Singlehandedly, Djankov exposed the shallowness of the Bank’s commitment to the Sustainable Development Goals (SDGs). By undermining social and environmental dimensions, Djankov exposed the Bank’s actual attitude to sustainable development.

Hence, the Bank had little choice but to ditch the DBR, which has already done enormous damage to development by encouraging harmful tax competition and ‘races to the bottom’ with regard to the protection of the environment and labour rights.

Racing to the bottom for nothing
Governments seek improvements in their country’s DBR ranking believing that it will increase growth via increased investment, especially foreign direct investment (FDI). However, the evidence has been disappointing.

For example, a World Bank Policy Research Working Paper found that, “on average, countries that undertake large-scale reforms relative to other countries do not necessarily attract greater [foreign direct investment] inflows”. For developing countries, it found an insignificant statistical relationship.

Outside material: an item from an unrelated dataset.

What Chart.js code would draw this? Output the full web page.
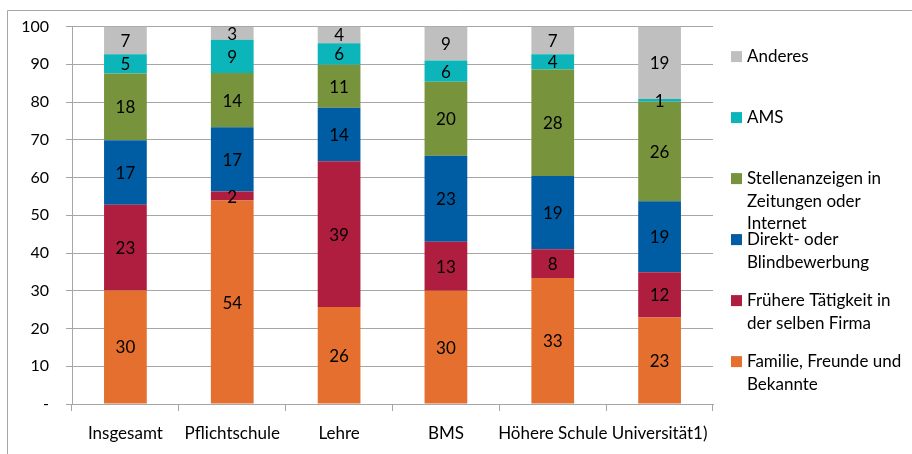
<!DOCTYPE html>
<html>
<head>
<meta charset="utf-8">
<script src="https://cdn.jsdelivr.net/npm/chart.js@4.4.0/dist/chart.umd.min.js"></script>
<style>
  html, body { margin: 0; padding: 0; background: #fff; }
  #wrap { position: relative; width: 912px; height: 454px; }
</style>
</head>
<body>
<div id="wrap"><canvas id="chart" width="912" height="454"></canvas></div>
<script>
// Data (%)
const categories = ['Insgesamt', 'Pflichtschule', 'Lehre', 'BMS', 'Höhere Schule', 'Universität1)'];
const familie   = [30.1, 53.9, 25.7, 30.0, 33.4, 22.9];
const frueher   = [22.7,  2.4, 38.6, 13.0,  7.6, 12.0];
const direkt    = [17.1, 17.0, 14.2, 22.8, 19.4, 18.8];
const stellen   = [17.7, 14.4, 11.4, 19.6, 28.2, 26.4];
const ams       = [ 5.1,  8.8,  5.7,  5.6,  4.1,  0.7];
const anderes   = [ 7.3,  3.4,  4.4,  9.0,  7.3, 19.2];
const yTicks    = [0, 10, 20, 30, 40, 50, 60, 70, 80, 90, 100];

const series = [
  { label: 'Familie, Freunde und Bekannte', lines: ['Familie, Freunde und', 'Bekannte'], data: familie, color: '#E46F2E' },
  { label: 'Frühere Tätigkeit in der selben Firma', lines: ['Frühere Tätigkeit in', 'der selben Firma'], data: frueher, color: '#B01E3F' },
  { label: 'Direkt- oder Blindbewerbung', lines: ['Direkt- oder', 'Blindbewerbung'], data: direkt, color: '#005DA3' },
  { label: 'Stellenanzeigen in Zeitungen oder Internet', lines: ['Stellenanzeigen in', 'Zeitungen oder', 'Internet'], data: stellen, color: '#77933C' },
  { label: 'AMS', lines: ['AMS'], data: ams, color: '#0BB5BA' },
  { label: 'Anderes', lines: ['Anderes'], data: anderes, color: '#BFBFBF' }
];

const FONT = 'Lato, "Open Sans", sans-serif';
const GRID = '#a6a6a6';

// outer frame (top + left edge like the source)
const framePlugin = {
  id: 'frame',
  beforeDraw(chart) {
    const ctx = chart.ctx;
    ctx.save();
    ctx.strokeStyle = GRID;
    ctx.lineWidth = 1;
    ctx.beginPath();
    ctx.moveTo(7.5, chart.height);
    ctx.lineTo(7.5, 10.5);
    ctx.lineTo(chart.width, 10.5);
    ctx.stroke();
    ctx.restore();
  }
};

// value labels centred in each segment
const valuePlugin = {
  id: 'values',
  afterDatasetsDraw(chart) {
    const ctx = chart.ctx;
    ctx.save();
    ctx.font = '17px ' + FONT;
    ctx.fillStyle = '#000';
    ctx.textAlign = 'center';
    ctx.textBaseline = 'middle';
    chart.data.datasets.forEach((ds, i) => {
      chart.getDatasetMeta(i).data.forEach((bar, j) => {
        const p = bar.getProps(['x', 'y', 'base'], true);
        ctx.fillText(String(Math.round(ds.data[j])), p.x, (p.y + p.base) / 2 + 1);
      });
    });
    ctx.restore();
  }
};

// legend on the right, top item = last dataset
const legendPlugin = {
  id: 'sideLegend',
  afterDraw(chart) {
    const ctx = chart.ctx;
    const area = chart.chartArea;
    const x0 = area.right + 18;
    ctx.save();
    ctx.font = '17px ' + FONT;
    ctx.textBaseline = 'middle';
    ctx.textAlign = 'left';
    const items = series.slice().reverse();
    items.forEach((s, i) => {
      const y = area.top + 30 + i * 61;
      ctx.fillStyle = s.color;
      ctx.fillRect(x0, y - 5.5, 11, 11);
      ctx.fillStyle = '#000';
      s.lines.forEach((ln, k) => ctx.fillText(ln, x0 + 16, y + k * 22.5));
    });
    ctx.restore();
  }
};

new Chart(document.getElementById('chart').getContext('2d'), {
  type: 'bar',
  data: {
    labels: categories,
    datasets: series.map(s => ({
      label: s.label,
      data: s.data,
      backgroundColor: s.color,
      borderWidth: 0,
      barPercentage: 0.4,
      categoryPercentage: 1
    }))
  },
  options: {
    responsive: false,
    animation: false,
    devicePixelRatio: 1,
    layout: { padding: { top: 26, right: 199, left: 0, bottom: 0 } },
    plugins: { legend: { display: false }, tooltip: { enabled: false } },
    scales: {
      x: {
        stacked: true,
        afterFit: s => { s.height = 50; },
        grid: { drawOnChartArea: false, drawTicks: true, tickLength: 7, color: GRID, offset: true },
        border: { color: GRID },
        ticks: { color: '#000', font: { family: FONT, size: 17 }, padding: 12, maxRotation: 0, autoSkip: false }
      },
      y: {
        stacked: true,
        min: 0, max: 100,
        afterFit: s => { s.width = 72; },
        afterBuildTicks: s => { s.ticks = yTicks.map(v => ({ value: v })); },
        grid: { color: GRID, tickLength: 6 },
        border: { color: GRID },
        ticks: {
          color: '#000', font: { family: FONT, size: 16 }, padding: 17,
          callback: v => v === 0 ? '-' : v
        }
      }
    }
  },
  plugins: [framePlugin, valuePlugin, legendPlugin]
});
</script>
</body>
</html>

Another study concluded, “the various studies do not provide guidance on which of the wide range of possible [investment climate (IC)] reforms are most strongly correlated with increased growth”.

Such ranking competition has encouraged debilitating investor-friendly government behaviour. The index has become a tool for governments to formulate, evaluate and legitimize their economic policies. Some now game the system to notch up their countries’ ranking with essentially cosmetic reforms.

Indonesia’s recent “Omnibus Bill” ostensibly for job creation includes many market-friendly reforms that would most certainly boost Indonesia’s DBR ranking. The bill, from a government increasingly influenced by the Bank, is now widely criticised for heavily favouring powerful business interests at the expense of workers, human rights and the environment.